Wer das tut, der unterstützt - wenn auch sicher oft unbeabsichtigt - nur den Versuch dieser Regierung, die Alternativlosigkeit militärischer Lösungen in der Bevölkerung zu verankern. Auf dieses Spiel dürfen wir uns auf gar keinen Fall einlassen.

Ist die Bundesregierung überhaupt so kriegslüstern? In Irak, Syrien und Libyen fiel sie eher durch militärische Zurückhaltung auf. Seit dem Afghanistan-Rückzug sinkt sogar die Zahl der Soldaten im Ausland.

Man kann auf jeden Fall davon sprechen, dass alles versucht wird, um mit einem relativ breiten Spektrum von Maßnahmen eine Militarisierung in Gang zu setzen. Die Militarisierung selbst schlägt sich ja weniger in Bodentruppen nieder. Die sind tatsächlich nach den katastrophalen Ergebnissen in Afghanistan auch innerhalb der Militärs umstritten. Dafür haben wir jetzt eine lebhafte Debatte, wie man »anders und besser« Krieg führen könnte.

Und an was denkt man da so?

Da kommen zum Beispiel Drohnen ins Spiel. Oder dass man lokale Akteure aufrüstet, die dann »unsere Interessen« stellvertretend wahrnehmen sollen.

Beim Thema Militarisierung fällt vielen die Rede von Bundespräsident Gauck auf der Münchner Sicherheitskonferenz ein. Aber gibt es denn Belege, dass seine Rede auf fruchtbaren Boden gefallen ist?

Nicht nur Gauck hält große Reden. Vor Kurzem hielt auch Wirtschaftsminister Gabriel eine Grundsatzrede zur Rüstungsindustrie. Im Prinzip skizzierte er dabei ein relativ visionäres Programm, das darauf hinausläuft, eine starke deutsche Rüstungsindustrie zu positionieren, die dann auch bessere Rüstungsgüter für die Bundeswehr bereitstellen kann. Ein absoluter Tabubruch waren die Waffenlieferung an die Kurden in Irak. Zum ersten Mal in der Geschichte lieferte die Bundesrepublik ganz offiziell Waffen in ein Konfliktgebiet. Außerdem ist da die Rolle der deutschen Politik in der Ukraine, wo man gemeinsam mit den USA maßgeblich zur Eskalation des Konflikts beigetragen hat.

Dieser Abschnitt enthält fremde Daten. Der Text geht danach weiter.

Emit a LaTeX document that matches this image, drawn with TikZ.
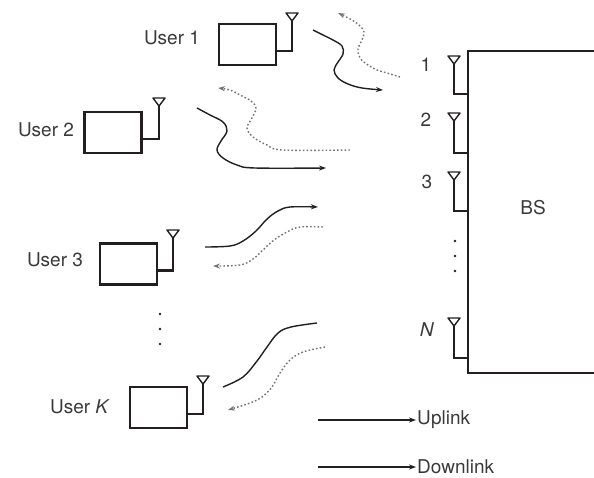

Welche Interessen stehen dahinter?

In Deutschland gibt es breite Kreise, die recht offen erklären, dass, wenn Deutschland weltpolitisch wieder in der ersten Liga spielen will, es dazu zwangsläufig nicht nur einen »geeigneten« Rüstungsapparat benötigt, sondern auch die Bereitschaft, umfassend an internationalen Militäreinsätzen teilzunehmen. Und für die Rüstungsindustrie ist es sicher auch ein Selbstzweck.

Ist die Militarisierung der deutschen Außenpolitik ein kontinuierlicher Prozess, unabhängig davon, wer gerade regiert?

Die Große Koalition ist aus meiner Sicht stärker auf Militarisierungskurs als ihre Vorgängerin. Das hängt aber natürlich auch immer von den äußeren Umständen ab. Als Afghanistan komplett aus dem Ruder lief, war es schlichtweg zu heikel, Militarisierungsprojekte vehement voranzutreiben. Jetzt sind wir in einer neuen Situation. Übrigens ist die Union auch nicht der alleinige Treiber. Es war beispielsweise der verteidigungspolitische Sprecher der SPD, Rainer Arnold, der wegen des Ukrainekonflikts als erster die Zahl der Kampfpanzer aufstocken wollte, was auch immer er damit gegen Russland bezwecken will.